Query (JSONPath + jq + JSON Pointer)
Three query languages: JSONPath, jq (real 1.8 WASM), and JSON Pointer — side-by-side, live.
What it's for — and which language to pick
The Query view lets you pull values out of your JSON (or reshape it) without leaving the editor. Three languages share the same box, each with its own tab. JSONPath = read/extract values by pattern (good for 'find every X'). jq = transform/reshape (build new shapes, filter, group, aggregate). JSON Pointer = address exactly one node by an unambiguous path. Rule of thumb: reading → JSONPath or Pointer; reshaping → jq.
Open it — step by step
1) In the VIEW row, click 'Query'. 2) Pick a language tab: JSONPath, jq, or Pointer. 3) Type an expression in the box (or click a grey snippet chip below it to insert one). 4) Results appear live in the RESULT panel as you type — no run button. The little line under the box shows the count and how long it took (e.g. '2 outputs · 5.4ms').

The RESULT panel, the MATCHED PATHS panel, and 'Use as input'
RESULT (centre) is read-only — it's the computed output of your query. You don't type there; change the query or your source JSON instead. MATCHED PATHS (right side) is a JSONPath-only feature: for each value JSONPath matched, it shows the exact location in your document — e.g. $['user']['name'], $['projects'][0]['name']. It answers 'where did this value come from?'. (jq transforms data rather than locating it, so this panel stays empty on the jq tab — that's expected, not a bug.) Above the result, 'Use as input' replaces your editor document with the current result so you can chain another query on it (Ctrl+Z to undo); the copy icon copies the result.
JSONPath
Recursive descent (`$..name` = every 'name' anywhere), filters (`$..[?(@.active==true)]`), array slices (`$..skills[0:3]`), property-name selection (`$..*~` = key names), and wildcards (`$..*`). Each run reports the match count, timing, and the matched paths on the right.
jq (the real jq 1.8, in WebAssembly)
The canonical jq compiled to WebAssembly — the whole language, not a subset: pipes (`|`), `select`, `map`, `group_by`, `keys`, `length`, object construction `{a, b}`, string interpolation, `reduce`, and more. Toggle the 'raw' checkbox for `--raw-output` (emit strings without quotes). It loads only when you open the jq tab, and big inputs run in a background Web Worker so typing stays smooth.
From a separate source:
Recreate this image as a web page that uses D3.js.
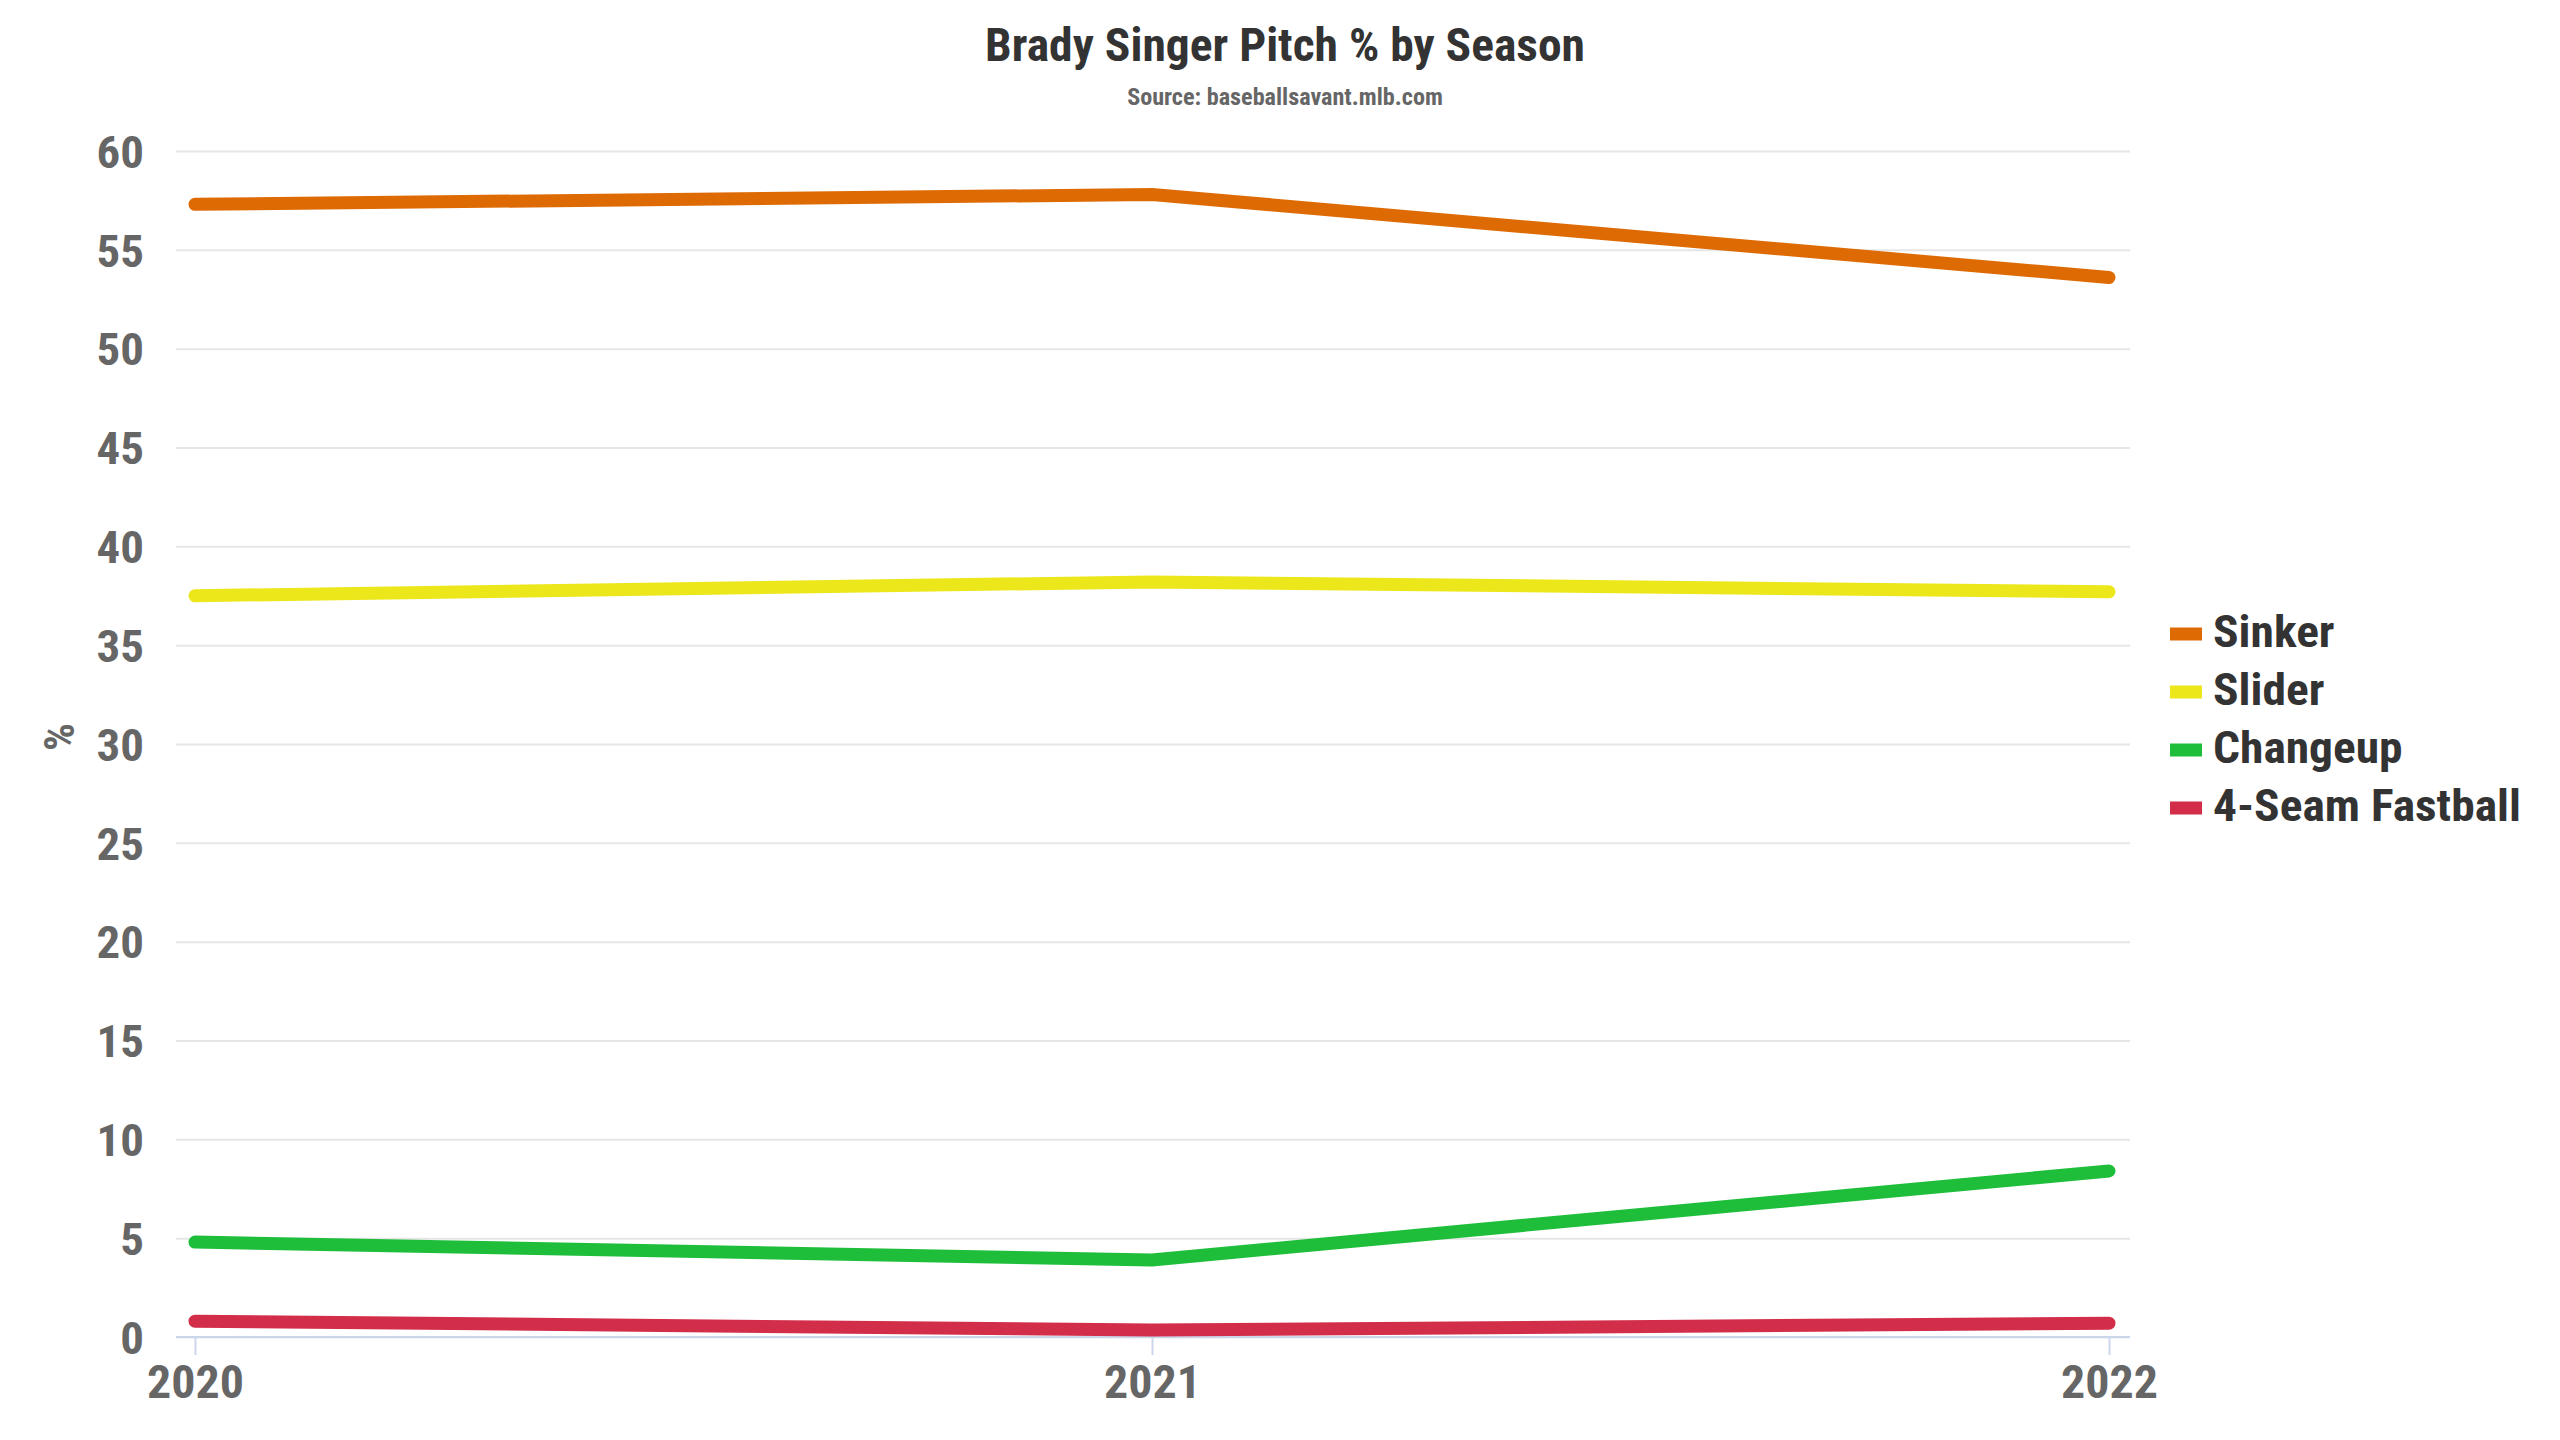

![jq query .projects[] | {id, name} returning two reshaped objects](/docs/query-jq.png)
JSON Pointer (RFC 6901)
Strict, single-value addressing. `/user/name` is one node; `/projects/0` is the first project; `/a~1b` references the key `a/b` (slash is escaped as `~1`, and `~` itself as `~0`); the empty string is the whole document. Always resolves to zero or one node.
Snippets
Each language has a row of grey chips below the box with ready-made patterns tuned to the loaded sample. Click one to drop it into the query — a fast way to learn the syntax by seeing real results.
Examples
Get one field's value (JSONPath)
You just want the user's name out of the sample document.
- Click VIEW → Query, then the JSONPath tab.
- Type `$.user.name` (or `$..name` to find every 'name' in the document).
- RESULT shows `"Jane Doe"`; with `$..name` you also get the two project names, and MATCHED PATHS lists where each came from.
{
"user": { "name": "Jane Doe" },
"projects": [
{ "name": "API Gateway" },
{ "name": "Data Pipeline" }
]
}[
"Jane Doe",
"API Gateway",
"Data Pipeline"
]Reshape each item (jq)
You have an array of fat objects and want just id + name from each.
- Click the jq tab.
- Type `.projects[] | {id, name}` (or click the matching chip).
- RESULT shows two slimmed objects and the status reads '2 outputs'.
{ "projects": [
{ "id": "api-gateway", "name": "API Gateway", "status": "active" },
{ "id": "data-pipeline","name": "Data Pipeline","status": "draft" }
] }{ "id": "api-gateway", "name": "API Gateway" }
{ "id": "data-pipeline", "name": "Data Pipeline" }Filter, then chain (jq + Use as input)
Keep only active projects, then keep transforming that result.
- On the jq tab, type `.projects[] | select(.status == "active")`.
- RESULT shows just the API Gateway project.
- Click 'Use as input' above the result — your editor document becomes that filtered result.
- Run another jq expression on it (e.g. `.name`). Ctrl+Z in the editor restores the original document.
Address exactly one node (JSON Pointer)
An OpenAPI doc uses `$ref` pointers and you want to resolve one.
- Click the Pointer tab.
- Enter `/components/schemas/User` (or, in the sample, `/user/name`).
- RESULT shows that single node — or nothing if the path doesn't exist.